Others, genetics, sci fi and humanity

The concept of Othering is around difference, around making it OK to treat people as if they aren’t people. It has had a long history in war, slavery and we see it right now in the whole debate over refugees in this country. Making groups of people Other for whatever reason allows us to treat them in ways we would never want to be treated; that golden rule of  “do unto others as you would have others do to you” is put aside for these Others. Others are not only different, but essentially somehow less human that we are, and because of that we can salve our conscience when we do terrible things to them.

Science fiction has long contemplated this concept and there has been much commentary on it. In the past, much of it has been seen in the robot/cybord genre. Blade Runner is a classic in this sense – it questions what it is that separates humans from “replicants”, and even has developed a test which allows “humanity” to be determined. In Blade Runner the fear of the Other is acute – replicants are hunted down and killed if they escape from the slavery which is imposed upon them. Despite the fact that replicants are clearly shown to have the same kinds of hopes and fears and emotions as humans, their existence is a threat. This same kind of fear is apparent in Artificial Intelligence, along with the conflicting idea that these “mechas” have emotion feelings and emotions.

In recent times it appears that, while this discussion about the nature of humanity and our fear of the Other continues in science fiction, the discussion has been transferred from being focusssed on artificial intelligence to being about genetic engineering and clones. Recent examples of this I have encountered include The WindUp Girl, The Quiet War, Outcasts and Star Wars: The Clone Wars. In all of these, clones or genetically manipulated and created humans are treated as lesser, as Other, than humans, even though, in most cases, they are ultimately superior.

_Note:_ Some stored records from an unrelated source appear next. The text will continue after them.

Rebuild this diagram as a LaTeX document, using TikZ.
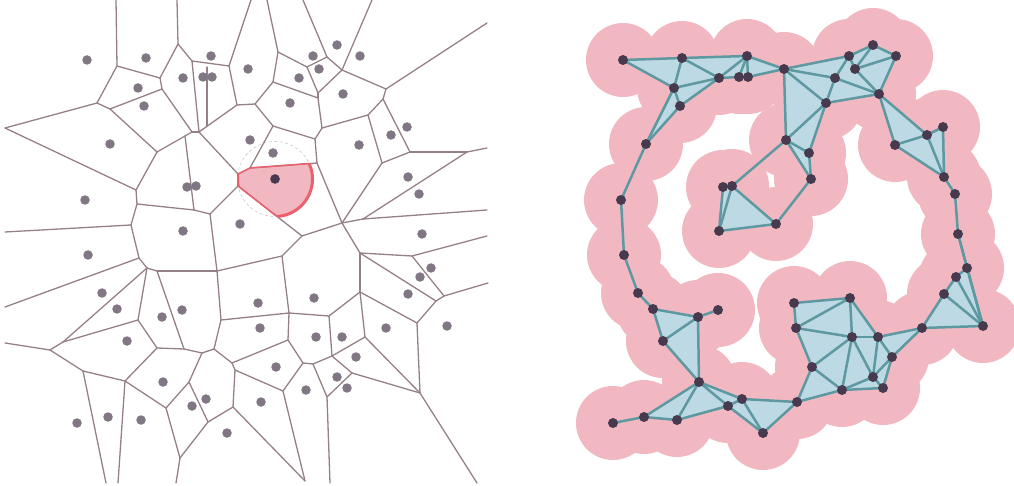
\documentclass[tikz,border=0pt]{standalone}
\usepackage{tikz}
\definecolor{vorline}{RGB}{150,128,135}
\definecolor{sitegray}{RGB}{128,118,132}
\definecolor{sitedark}{RGB}{72,58,78}
\definecolor{cellpink}{RGB}{242,184,194}
\definecolor{cellred}{RGB}{236,96,110}
\definecolor{ballpink}{RGB}{242,184,194}
\definecolor{simpblue}{RGB}{188,217,228}
\definecolor{simpteal}{RGB}{94,152,160}

% point sample, shared by both panels (right one is shifted by 536)
\newcommand{\sitelist}{1/87/60, 2/146/58, 3/211/56, 4/138/88, 5/183/78,
  6/203/77, 7/212/77, 8/144/106, 9/248/69, 10/110/144, 11/250/140,
  12/187/187, 13/196/186, 14/85/200, 15/183/231, 16/240/224, 17/337/45,
  18/313/56, 19/360/56, 20/319/69, 21/299/78, 22/343/94, 23/290/103,
  24/407/127, 25/391/135, 26/359/145, 27/273/153, 28/275/179, 29/408/177,
  30/419/194, 31/422/234, 32/88/255, 33/102/293, 34/117/309, 35/162/317,
  36/182/310, 37/127/341, 38/163/382, 39/192/406, 40/206/399, 41/77/423,
  42/108/417, 43/141/420, 44/227/433, 45/431/268, 46/420/277, 47/408/294,
  48/447/326, 49/258/303, 50/314/298, 51/260/328, 52/316/337, 53/342/337,
  54/386/328, 55/356/357, 56/276/367, 57/337/377, 58/347/388, 59/306/390,
  60/261/402}

% Voronoi vertices
\newcommand{\vorvertices}{1/117/66, 2/160/78, 3/97/103, 4/110/109,
  5/162/89, 6/178/44, 7/192/61, 8/229/66, 9/207/67, 10/237/105,
  11/255/104, 12/199/132, 13/192/132, 14/207/126, 15/185/136, 16/157/152,
  17/136/190, 18/137/204, 19/194/210, 20/210/214, 21/238/174, 22/238/186,
  23/250/168, 24/273/126, 25/278/52, 26/307/67, 27/327/57, 28/342/70,
  29/273/82, 30/318/93, 31/318/98, 32/322/128, 33/315/139, 34/317/163,
  35/386/89, 36/383/99, 37/368/115, 38/410/152, 39/382/163, 40/467/152,
  41/363/219, 42/342/223, 43/302/236, 44/131/225, 45/139/258, 46/147/268,
  47/157/271, 48/217/271, 49/221/320, 50/214/349, 51/138/320, 52/63/342,
  53/157/348, 54/184/349, 55/202/353, 56/232/363, 57/233/407, 58/189/382,
  59/208/422, 60/166/408, 61/125/381, 62/83/371, 63/50/350, 64/180/458,
  65/282/256, 66/289/313, 67/329/316, 68/288/340, 69/303/363, 70/313/364,
  71/332/356, 72/365/337, 73/360/292, 74/360/253, 75/412/256, 76/444/296,
  77/436/301, 78/417/323, 79/420/393, 80/352/373, 81/327/397, 82/283/391,
  83/235/370, 84/305/481}

% where the unbounded edges leave the panel
\newcommand{\vorborder}{1/116/0, 2/177/0, 3/251/0, 4/267/0, 5/303/0,
  6/372/0, 7/487/23, 8/487/148, 9/487/210, 10/487/236, 11/488/283,
  12/477/483, 13/330/483, 14/176/483, 15/118/483, 16/106/483, 17/5/343,
  18/5/307, 19/5/232, 20/5/128}

\begin{document}
\begin{tikzpicture}[
  x=1pt, y=-1pt,
  vor/.style     ={draw=vorline, line width=1.3pt, line cap=round},
  site/.style    ={circle, fill=sitegray, inner sep=0pt, minimum size=9.5pt},
  hsite/.style   ={circle, fill=sitedark, inner sep=0pt, minimum size=9.5pt},
  cellline/.style={draw=cellred, line width=1.5pt, line join=round},
  probe/.style   ={draw=black!22, line width=0.6pt,
                   dash pattern=on 3pt off 2.5pt},
  ball/.style    ={fill=ballpink},
  simp/.style    ={fill=simpblue},
  simpedge/.style={draw=simpteal, line width=2.5pt, line cap=round},
  rsite/.style   ={circle, fill=sitedark, inner sep=0pt, minimum size=10pt}]

\useasboundingbox (0,0) rectangle (1014,486);

\foreach \n/\x/\y in \sitelist {
  \coordinate (p\n) at (\x,\y);
  \coordinate (q\n) at (\x+536,\y);
}
\foreach \n/\x/\y in \vorvertices { \coordinate (v\n) at (\x,\y); }
\foreach \n/\x/\y in \vorborder   { \coordinate (b\n) at (\x,\y); }

% ------------------------- left: Voronoi cells -------------------------
\draw[probe] (p28) circle (37.5);

% the cell of the marked point, cut down to its ball
\begin{scope}
  \clip (p28) circle (37.5);
  \fill[cellpink] (v21) -- (v23) -- (v34) -- (v42) -- (v43) -- (v22) -- cycle;
\end{scope}

\foreach \a/\b in {b1/v1, v1/v2, v1/v3, v3/b20, b20/v17, v3/v4, v4/v5,
    v4/v16, v2/v5, v2/v6, v6/b2, v6/v7, v7/v8, v8/b3, v8/v10, v10/v11,
    v7/v12, v9/v14, v5/v13, v13/v12, v12/v10, v16/v13, v15/v19, v16/v17,
    v17/v18, v18/v19, v18/v44, v12/v21, v21/v22, v21/v23, v23/v24, v23/v34,
    v22/v43, v22/v20, v19/v20, v20/v48, v44/b19, v44/v45, v45/b18, v45/v46,
    v46/v47, v47/v48, v46/v52, v46/v51, v47/v54, v48/v65, v48/v49, v49/v66,
    v49/v50, v51/v52, v51/v53, v52/v63, v53/v54, v54/v55, v55/v50, v50/v56,
    v56/v68, v56/v83, v83/v57, v83/v82, v57/v84, v57/v59, v55/v58, v58/v59,
    v58/v60, v53/v61, v61/v62, v62/v63, v63/b17, v61/v60, v60/v64, v59/v64,
    v64/b14, v62/b16, v61/b15, b4/v25, b5/v27, b6/v28, v25/v26, v26/v27,
    v27/v28, v25/v29, v26/v30, v28/v30, v28/v35, v35/b7, v29/v31, v29/v11,
    v30/v31, v31/v32, v11/v24, v24/v33, v32/v33, v32/v37, v37/v36, v36/v35,
    v36/v38, v37/v39, v39/v38, v38/v40, v40/b8, v33/v34, v34/v42, v39/v42,
    v40/v41, v41/b9, v41/v42, v42/v43, v42/v74, v43/v65, v65/v66, v66/v67,
    v66/v68, v67/v71, v67/v73, v74/v73, v74/v75, v74/v77, v75/b10, v75/v76,
    v76/v77, v76/b11, v77/v78, v78/v79, v78/v73, v73/v72, v72/v71, v71/v70,
    v70/v69, v69/v68, v70/v81, v71/v80, v80/v81, v80/v79, v72/v79, v81/b13,
    v69/v82, v82/v84, v79/b12}
  \draw[vor] (\a) -- (\b);

\begin{scope}
  \clip (p28) circle (37.5);
  \draw[cellline] (v21) -- (v23) -- (v34) -- (v42) -- (v43) -- (v22) -- cycle;
\end{scope}
\begin{scope}
  \clip (v21) -- (v23) -- (v34) -- (v42) -- (v43) -- (v22) -- cycle;
  \draw[cellline, line width=3pt] (p28) circle (37.5);
\end{scope}

\foreach \n in {1,...,60} { \node[site] (l\n) at (p\n) {}; }
\node[hsite] (mark) at (p28) {};

% ------------------------ right: alpha complex -------------------------
\foreach \n in {1,...,60} { \fill[ball] (q\n) circle (37); }

\foreach \a/\b/\c in {1/2/4, 2/4/5, 4/5/8, 4/8/10, 2/3/5, 3/5/6, 3/6/7,
    3/7/9, 9/18/21, 17/18/20, 17/19/20, 18/20/21, 19/20/22, 20/21/22,
    21/22/23, 9/21/23, 9/11/23, 11/23/27, 11/27/28, 12/13/15, 13/15/16,
    22/25/26, 25/26/29, 24/25/29, 31/45/48, 45/46/48, 46/47/48, 47/48/54,
    34/35/37, 35/37/38, 38/42/43, 38/39/43, 38/39/40, 39/40/44, 40/44/60,
    49/50/51, 50/51/52, 50/52/53, 51/52/56, 52/56/59, 52/57/59, 52/53/57,
    53/55/57, 55/57/58, 57/58/59, 56/59/60, 53/54/55}
  \fill[simp] (q\a) -- (q\b) -- (q\c) -- cycle;

\foreach \a/\b in {1/2, 1/4, 2/3, 2/4, 2/5, 4/5, 4/8, 4/10, 8/10, 5/8,
    5/6, 3/5, 3/6, 3/7, 6/7, 3/9, 7/9, 9/11, 9/18, 9/21, 9/23, 10/14,
    14/32, 32/33, 33/34, 11/23, 11/27, 11/28, 11/13, 27/28, 23/27, 12/13,
    12/15, 13/15, 13/16, 15/16, 16/28, 17/18, 17/19, 17/20, 18/20, 18/21,
    19/20, 19/22, 20/22, 21/22, 21/23, 22/23, 22/25, 22/26, 25/26, 24/25,
    24/29, 25/29, 26/29, 29/30, 30/31, 31/45, 31/48, 45/46, 46/47, 45/48,
    46/48, 47/48, 47/54, 48/54, 34/35, 35/36, 34/37, 35/37, 37/38, 35/38,
    38/42, 38/43, 42/43, 41/42, 38/39, 38/40, 39/40, 39/43, 39/44, 40/44,
    40/60, 44/60, 49/50, 49/51, 50/51, 50/52, 50/53, 51/52, 51/56, 52/56,
    52/53, 52/57, 52/59, 53/57, 53/55, 53/54, 54/55, 55/57, 55/58, 57/58,
    57/59, 58/59, 56/59, 56/60, 59/60}
  \draw[simpedge] (q\a) -- (q\b);

\foreach \n in {1,...,60} { \node[rsite] (r\n) at (q\n) {}; }

\end{tikzpicture}
\end{document}
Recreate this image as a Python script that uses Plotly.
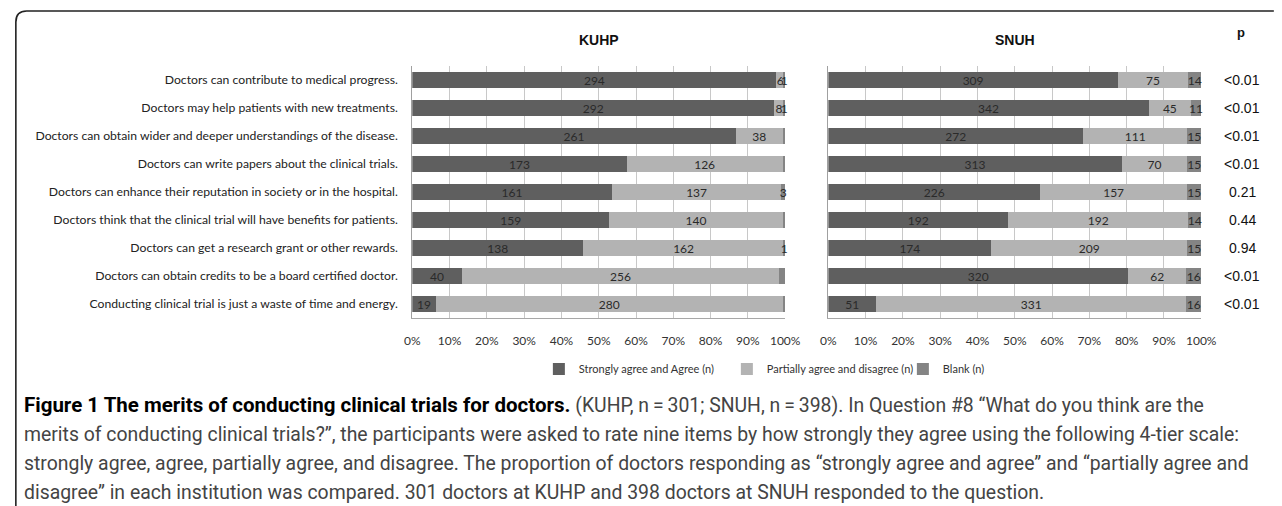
import plotly.graph_objects as go

# ---------------- data ----------------
categories = [
    "Doctors can contribute to medical progress.",
    "Doctors may help patients with new treatments.",
    "Doctors can obtain wider and deeper understandings of the disease.",
    "Doctors can write papers about the clinical trials.",
    "Doctors can enhance their reputation in society or in the hospital.",
    "Doctors think that the clinical trial will have benefits for patients.",
    "Doctors can get a research grant or other rewards.",
    "Doctors can obtain credits to be a board certified doctor.",
    "Conducting clinical trial is just a waste of time and energy.",
]
kuhp_agree = [294, 292, 261, 173, 161, 159, 138, 40, 19]
kuhp_partial = [6, 8, 38, 126, 137, 140, 162, 256, 280]
kuhp_blank = [1, 1, 2, 2, 3, 2, 1, 5, 2]
snuh_agree = [309, 342, 272, 313, 226, 192, 174, 320, 51]
snuh_partial = [75, 45, 111, 70, 157, 192, 209, 62, 331]
snuh_blank = [14, 11, 15, 15, 15, 14, 15, 16, 16]
p_values = ["<0.01", "<0.01", "<0.01", "<0.01", "0.21", "0.44", "0.94", "<0.01", "<0.01"]
series_names = ["Strongly agree and Agree (n)", "Partially agree and disagree (n)", "Blank (n)"]
panel_titles = ["KUHP", "SNUH"]
tick_vals = [0, 10, 20, 30, 40, 50, 60, 70, 80, 90, 100]
tick_text = ["0%", "10%", "20%", "30%", "40%", "50%", "60%", "70%", "80%", "90%", "100%"]
caption_bold = "Figure 1 The merits of conducting clinical trials for doctors."
caption_lines = [
    " (KUHP, n\u2009=\u2009301; SNUH, n\u2009=\u2009398). In Question #8 \u201cWhat do you think are the",
    "merits of conducting clinical trials?\u201d, the participants were asked to rate nine items by how strongly they agree using the following 4-tier scale:",
    "strongly agree, agree, partially agree, and disagree. The proportion of doctors responding as \u201cstrongly agree and agree\u201d and \u201cpartially agree and",
    "disagree\u201d in each institution was compared. 301 doctors at KUHP and 398 doctors at SNUH responded to the question.",
]

# ---------------- styling ----------------
W, H = 1282, 506
def px(x):
    return x / W
def py(y):
    return 1 - y / H

colors = ["#5f5f5f", "#b3b3b3", "#848484"]
label_font = "Lato, Calibri, sans-serif"
caption_font = "Roboto, sans-serif"
legend_widths = [143, 131, None]

fig = go.Figure()
panels = [
    ("x", "y", [kuhp_agree, kuhp_partial, kuhp_blank], True),
    ("x2", "y2", [snuh_agree, snuh_partial, snuh_blank], False),
]
for xa, ya, series, show in panels:
    for name, vals, col, lw in zip(series_names, series, colors, legend_widths):
        fig.add_trace(go.Bar(
            y=categories, x=vals, orientation="h", name=name,
            xaxis=xa, yaxis=ya, marker=dict(color=col, line=dict(width=0)),
            text=[str(v) for v in vals], textposition="inside",
            insidetextanchor="middle", textangle=0, constraintext="none",
            textfont=dict(family=label_font, size=12, color="#2a2a2a"),
            cliponaxis=False, showlegend=show, hoverinfo="skip",
            legendwidth=lw,
        ))

axis_common = dict(
    range=[0, 100], tickvals=tick_vals, ticktext=tick_text,
    showgrid=True, gridcolor="#c8c8c8", gridwidth=1,
    showline=True, linecolor="#a8a8a8", linewidth=1, zeroline=False,
    ticks="", tickfont=dict(family=label_font, size=12, color="#333333"),
    ticklabelstandoff=12, fixedrange=True,
)
yaxis_common = dict(
    type="category", categoryarray=categories, autorange="reversed",
    domain=[py(318), py(66)], showline=True, linecolor="#a0a0a0", linewidth=1,
    ticks="", showgrid=False, fixedrange=True,
)

fig.update_layout(
    width=W, height=H, margin=dict(l=0, r=0, t=0, b=0),
    paper_bgcolor="white", plot_bgcolor="white",
    barmode="stack", barnorm="percent", bargap=0.43,
    uniformtext=dict(mode="show", minsize=12),
    xaxis=dict(domain=[px(412), px(792)], anchor="y", **axis_common),
    xaxis2=dict(domain=[px(836), px(1216)], anchor="y2", **axis_common),
    yaxis=dict(anchor="x", showticklabels=True, ticklabelstandoff=11,
               tickfont=dict(family=label_font, size=12.2, color="#222222"), **yaxis_common),
    yaxis2=dict(anchor="x2", showticklabels=False, **yaxis_common),
    legend=dict(orientation="h", x=px(541), xanchor="left", y=py(369), yanchor="middle",
                font=dict(family=label_font, size=11, color="#333333"),
                bgcolor="rgba(0,0,0,0)", itemwidth=30, traceorder="normal"),
    showlegend=True,
)

annotations = []
for title, dom in zip(panel_titles, [(412, 792), (836, 1216)]):
    annotations.append(dict(
        text="<b>" + title + "</b>", x=px((dom[0] + dom[1]) / 2), y=py(40),
        xref="paper", yref="paper", showarrow=False, xanchor="center", yanchor="middle",
        font=dict(family="Liberation Sans, Arial", size=14, color="#111111")))
annotations.append(dict(
    text="<b>p</b>", x=px(1257), y=py(33), xref="paper", yref="paper", showarrow=False,
    xanchor="center", yanchor="middle",
    font=dict(family="Liberation Sans, Arial", size=13, color="#111111")))
for cat, p in zip(categories, p_values):
    annotations.append(dict(
        text=p, x=px(1258), y=cat, xref="paper", yref="y2", showarrow=False,
        xanchor="center", yanchor="middle",
        font=dict(family="Liberation Sans, Arial", size=14, color="#111111")))
for i, line in enumerate(caption_lines):
    if i == 0:
        txt = ("<span style='font-size:20.5px;color:#000000'><b>" + caption_bold + "</b></span>" + line)
    else:
        txt = line
    annotations.append(dict(
        text=txt, x=px(14), y=py(405 + 29 * i), xref="paper", yref="paper",
        showarrow=False, xanchor="left", yanchor="middle", align="left",
        font=dict(family=caption_font, size=19.4, color="#444444")))
fig.update_layout(annotations=annotations)

# decorative frame (rounded top-left corner)
fig.add_shape(
    type="path", xref="paper", yref="paper",
    path=f"M {px(1290)},{py(11)} L {px(19)},{py(11)} Q {px(8)},{py(11)} {px(8)},{py(22)} L {px(8)},{py(510)}",
    line=dict(color="#222222", width=1.6),
)

fig.write_html(
    "out.html",
    config={"displayModeBar": False},
    post_script="document.body.style.margin='0';document.body.style.overflow='hidden';",
)
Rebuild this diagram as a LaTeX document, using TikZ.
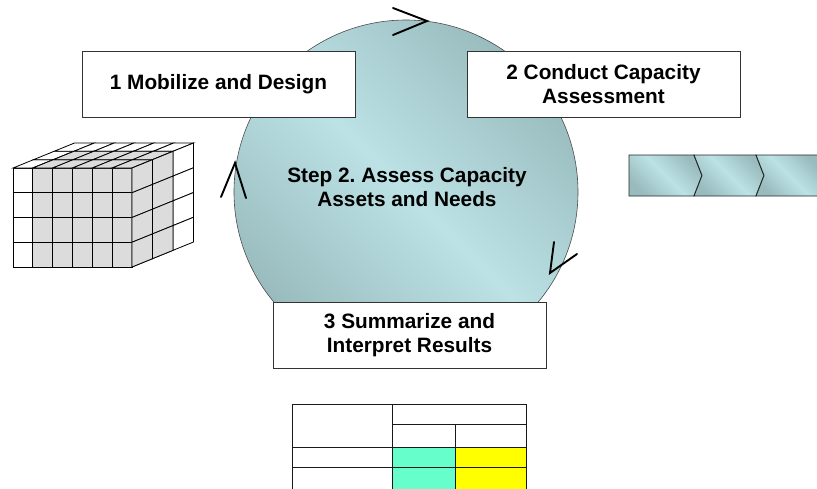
\documentclass[tikz,border=0pt]{standalone}
\usepackage{fontspec}
\setmainfont{Liberation Sans}
\begin{document}
\frenchspacing
\definecolor{tealdark}{HTML}{99BBBD}
\definecolor{teallight}{HTML}{BCE2E6}
\definecolor{cubegray}{HTML}{DCDCDC}
\definecolor{cellcyan}{HTML}{66FFCC}
\definecolor{cellyellow}{HTML}{FFFF00}
\begin{tikzpicture}[x=1pt,y=-1pt,
  steptext/.style={font=\bfseries\fontsize{20.8}{24.5}\selectfont, align=center, text=black},
  stepbox/.style={steptext, draw=black!80, line width=0.8pt, fill=white,
    minimum width=273pt, minimum height=66pt, inner sep=0pt},
  tealshade/.style={top color=tealdark, bottom color=tealdark, middle color=teallight, shading angle=-45},
  headline/.style={line width=1.9pt, line cap=round, line join=miter},
  cubeline/.style={draw=black, line width=0.8pt},
  gridline/.style={draw=black!90, line width=1pt}]
\useasboundingbox (0,0) rectangle (817,488);
\clip (0,0) rectangle (817,488);

% central cycle
\node[circle, draw=black!70, line width=0.6pt, tealshade, minimum size=344pt, inner sep=0pt]
  (cycle) at (406,192) {};
\node[steptext] (steptitle) at (407,187) {Step 2. Assess Capacity\\Assets and Needs};

% arrowheads running round the cycle
\draw[headline] (393,8) -- (427,21) -- (393,35);
\draw[headline] (221,197) -- (235,163) -- (246,198);
\draw[headline] (554,242) -- (550,273) -- (577,254);

% step boxes
\node[stepbox] (mobilize) at (218.5,84) {1 Mobilize and Design};
\node[stepbox] (conduct) at (603.5,84) {2 Conduct Capacity\\Assessment};
\node[stepbox] (summarize) at (409.5,335) {3 Summarize and\\Interpret Results};

% cube of cells: front face, top face, right face
\def\cw{19.83}\def\ch{24.75}\def\dx{20.5}\def\dy{-8.33}
\foreach \i in {0,...,5}
  \foreach \j in {0,...,3}
    \filldraw[cubeline, fill=white] (13+\i*\cw,168+\j*\ch) rectangle ++(\cw,\ch);
\foreach \i in {1,...,5}
  \foreach \j in {0,...,3}
    \filldraw[cubeline, fill=cubegray] (13+\i*\cw,168+\j*\ch) rectangle ++(\cw,\ch);
\foreach \i in {0,...,5}
  \foreach \k in {0,...,2}
    \filldraw[cubeline, fill=white] (13+\i*\cw+\k*\dx,168+\k*\dy)
      -- ++(\cw,0) -- ++(\dx,\dy) -- ++(-\cw,0) -- cycle;
\foreach \i in {1,...,5}
  \foreach \k in {0,1}
    \filldraw[cubeline, fill=cubegray] (13+\i*\cw+\k*\dx,168+\k*\dy)
      -- ++(\cw,0) -- ++(\dx,\dy) -- ++(-\cw,0) -- cycle;
\foreach \j in {0,...,3}
  \foreach \k in {0,...,2}
    \filldraw[cubeline, fill=white] (13+6*\cw+\k*\dx,168+\j*\ch+\k*\dy)
      -- ++(\dx,\dy) -- ++(0,\ch) -- ++(-\dx,-\dy) -- cycle;
\foreach \j in {0,...,3}
  \foreach \k in {0,1}
    \filldraw[cubeline, fill=cubegray] (13+6*\cw+\k*\dx,168+\j*\ch+\k*\dy)
      -- ++(\dx,\dy) -- ++(0,\ch) -- ++(-\dx,-\dy) -- cycle;

% chevron process strip
\shadedraw[tealshade, draw=black!85, line width=0.9pt]
  (629,155) -- (694,155) -- (702,175.5) -- (694,196) -- (629,196) -- cycle;
\shadedraw[tealshade, draw=black!85, line width=0.9pt]
  (694,155) -- (756,155) -- (764,175.5) -- (756,196) -- (694,196) -- (702,175.5) -- cycle;
\shadedraw[tealshade, draw=black!85, line width=0.9pt]
  (756,155) -- (822,155) -- (822,196) -- (756,196) -- (764,175.5) -- cycle;

% results table
\fill[cellcyan] (392,447) rectangle (455,495);
\fill[cellyellow] (455,447) rectangle (526,495);
\draw[gridline] (292,495) -- (292,404) -- (526,404) -- (526,495);
\draw[gridline] (392,404) -- (392,495);
\draw[gridline] (455,424) -- (455,495);
\draw[gridline] (392,424) -- (526,424);
\draw[gridline] (292,447) -- (526,447);
\draw[gridline] (292,467) -- (526,467);
\end{tikzpicture}
\end{document}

The WindUp Girl sees cloned/genetically engineered humans developed to act as companions, or labourers, and if abandonned by their “owners” or if they run away they can be summarily killed. The “New People” are considered distinctly non-human, and the treatment of Emiko by the brothel owners who treat her as a virtual slave demonstrates the degradation they are willing to inflict. the non-human status permits cruelty and summary killings, but as we see through Emiko’s point of view, she is just as human as anyone else, a person of  compassion and emotion. she wants to be able to live amongst her people and have children, even though the pervasive conditioning makes even her doubt whether she wants to amongst her own people.  Similarly in The Quiet War, clones are developed for a specific purpose, and it is acceptable to treat them as non-humans, to train and condition them, to kill them when not useful, or just as a demonstration of power. The Quiet War looks closely at difference at Otherness as it also focuses on the genetic modifications of those who have gone to settle the colonies, and the way that these physical differences are used to accentuate the cultural and political differences – and make it acceptable to commit mass murder in wars.

The idea of clones as disposable continues in Outcasts where the clones are blamed for a virus and sentenced to death. Here an individual, who is himself unstable, sees that they are human and refuses to execute them, instead letting them establish their own colony elsewhere. Throughout the series the individual characters struggle with the idea of the clones, or ACs as human. As with The WindUp Girl the ACs are supposed to be sterile – a marker of their lack of humanity and Otherness – however they find themselves able to reproduce, and care desperately for the resulting children.

Finally, in The Clone Wars series, as with The Quiet War, clones are born and conditioned for combat. They do not have lives outside their service to the Republic and are expected to be totally loyal. What is explored in some of the episodes are the limits of this. One clone betrays the Jedi, arguing that they really do not represent him, that he is seeking his own freedom. Another clone is found, having deserted and had a family, and he argues that he should be just as entitled to personhood as anyone else. It is revealed that the clones were originally just numbered, but later given names because it seemed to work better. While they are all physically alike, the clones distinguish themselves through hair cuts. The Jedi and the Republic tend to treat the clones much as the separatists treat their droids, as expendable fighters of which there is a never-ending ready supply. While the clones are not Othered in quite the same way, they are also not quite people either – they certainly do not appear to have equal rights, or much choice about their role as frontline fodder.

These examples, and I am sure there are others, explore the notions of what makes people people, and generally argue that the personhood is not a matter of having been developed in a womb of “natural” DNA. At a time when genetic engineering is exploring and indeed, chafing, at its boundaries, these kinds of books are interesting ethical thought-provokers. At a deeper level, however, they are about the need to recognise those we Other as people, as humans who should have the same rights and needs as we do. From that perspective, science fiction has something important to say about issues such as refugees and human rights, without having to overdetermine those messages.